[Start]

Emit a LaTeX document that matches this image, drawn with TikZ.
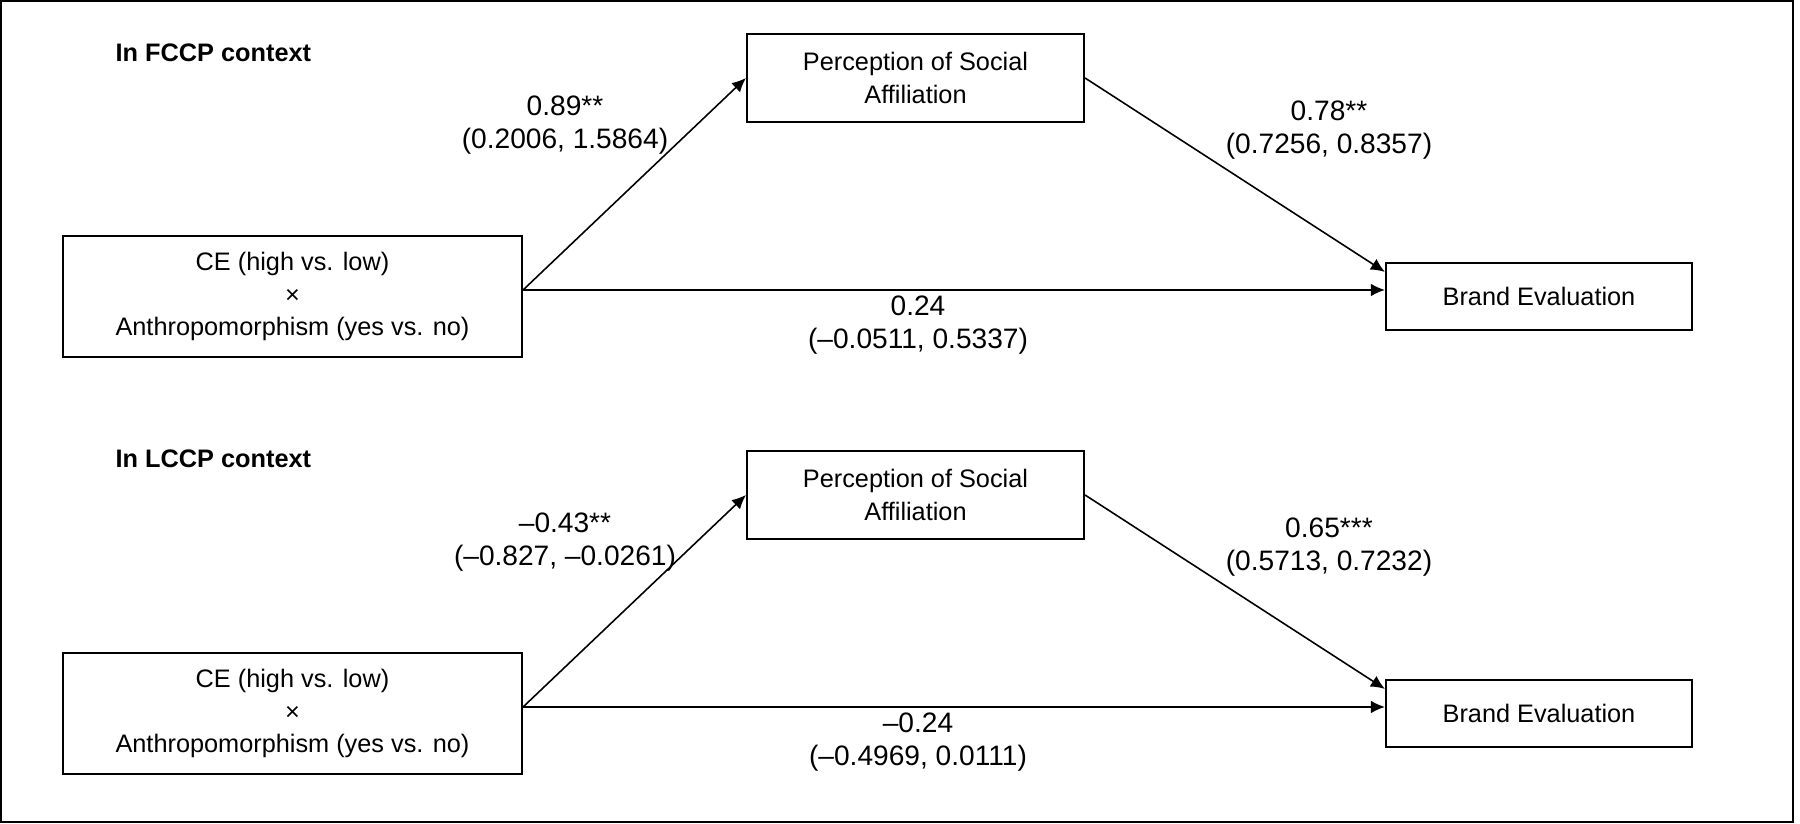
\documentclass[tikz,border=0pt]{standalone}
\usepackage{fontspec}
\setmainfont{Liberation Sans}
\usetikzlibrary{arrows.meta}

\newcommand\diagfont{\fontsize{7.2}{9.2}\selectfont}
\newcommand\coeffont{\fontsize{8}{9.4}\selectfont}

\tikzset{
  varbox/.style={draw, line width=0.6pt, align=center, inner sep=0pt, font=\diagfont},
  pathline/.style={-{Latex[length=4pt,width=3.6pt]}, line width=0.45pt},
  coef/.style={align=center, inner sep=0pt, font=\coeffont},
}

\begin{document}
\begin{tikzpicture}
            \def \lift {0.065}
            \useasboundingbox (0,0) rectangle (18,-8.24);
            \draw[line width=0.6pt] (0.01,-0.01) rectangle (17.93,-8.22);
            \foreach \dy/\ty/\ctx/\ca/\cb/\cc in {0/-0.53/FCCP/{0.89**\\(0.2006, 1.5864)}/{0.78**\\(0.7256, 0.8357)}/{0.24\\(–0.0511, 0.5337)},-4.17/-0.42/LCCP/{–0.43**\\(–0.827, –0.0261)}/{0.65***\\(0.5713, 0.7232)}/{–0.24\\(–0.4969, 0.0111)}}
            {
              \begin{scope}[yshift=\dy cm]
                \node[anchor=west, inner sep=0pt, font=\bfseries\diagfont] (title\ctx) at (1.15,\ty) {In \ctx{} context};
                \node[varbox, minimum width=4.59cm, minimum height=1.21cm] (ce\ctx) at (2.925,-2.965) {CE (high vs. low)\\×\\Anthropomorphism (yes vs. no)};
                \node[varbox, minimum width=3.37cm, minimum height=0.88cm] (med\ctx) at (9.155,-0.78) {Perception of Social\\Affiliation};
                \node[varbox, minimum width=3.06cm, minimum height=0.67cm] (brand\ctx) at (15.39,-2.965) {Brand Evaluation};
                \draw[pathline] ([yshift=\lift cm]ce\ctx.east) -- (med\ctx.west);
                \draw[pathline] (med\ctx.east) -- ([yshift=-0.1cm]brand\ctx.north west);
                \draw[pathline] ([yshift=\lift cm]ce\ctx.east) -- ([yshift=\lift cm]brand\ctx.west);
                \node[coef] (a\ctx) at (5.65,-1.25) {\ca};
                \node[coef] (b\ctx) at (13.29,-1.3) {\cb};
                \node[coef] (c\ctx) at (9.18,-3.25) {\cc};
              \end{scope}
            }
        \end{tikzpicture}
\end{document}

[End]

### Given request
Copy out all of the data word for word. Do not carry over any picture.

### The output
Emit a LaTeX document that matches this image, drawn with TikZ.
\documentclass[tikz,border=0pt]{standalone}
\usepackage{fontspec}
\setmainfont{Liberation Sans}
\usetikzlibrary{arrows.meta}

\newcommand\diagfont{\fontsize{7.2}{9.2}\selectfont}
\newcommand\coeffont{\fontsize{8}{9.4}\selectfont}

\tikzset{
  varbox/.style={draw, line width=0.6pt, align=center, inner sep=0pt, font=\diagfont},
  pathline/.style={-{Latex[length=4pt,width=3.6pt]}, line width=0.45pt},
  coef/.style={align=center, inner sep=0pt, font=\coeffont},
}

\begin{document}
\begin{tikzpicture}
            \def \lift {0.065}
            \useasboundingbox (0,0) rectangle (18,-8.24);
            \draw[line width=0.6pt] (0.01,-0.01) rectangle (17.93,-8.22);
            \foreach \dy/\ty/\ctx/\ca/\cb/\cc in {0/-0.53/FCCP/{0.89**\\(0.2006, 1.5864)}/{0.78**\\(0.7256, 0.8357)}/{0.24\\(–0.0511, 0.5337)},-4.17/-0.42/LCCP/{–0.43**\\(–0.827, –0.0261)}/{0.65***\\(0.5713, 0.7232)}/{–0.24\\(–0.4969, 0.0111)}}
            {
              \begin{scope}[yshift=\dy cm]
                \node[anchor=west, inner sep=0pt, font=\bfseries\diagfont] (title\ctx) at (1.15,\ty) {In \ctx{} context};
                \node[varbox, minimum width=4.59cm, minimum height=1.21cm] (ce\ctx) at (2.925,-2.965) {CE (high vs. low)\\×\\Anthropomorphism (yes vs. no)};
                \node[varbox, minimum width=3.37cm, minimum height=0.88cm] (med\ctx) at (9.155,-0.78) {Perception of Social\\Affiliation};
                \node[varbox, minimum width=3.06cm, minimum height=0.67cm] (brand\ctx) at (15.39,-2.965) {Brand Evaluation};
                \draw[pathline] ([yshift=\lift cm]ce\ctx.east) -- (med\ctx.west);
                \draw[pathline] (med\ctx.east) -- ([yshift=-0.1cm]brand\ctx.north west);
                \draw[pathline] ([yshift=\lift cm]ce\ctx.east) -- ([yshift=\lift cm]brand\ctx.west);
                \node[coef] (a\ctx) at (5.65,-1.25) {\ca};
                \node[coef] (b\ctx) at (13.29,-1.3) {\cb};
                \node[coef] (c\ctx) at (9.18,-3.25) {\cc};
              \end{scope}
            }
        \end{tikzpicture}
\end{document}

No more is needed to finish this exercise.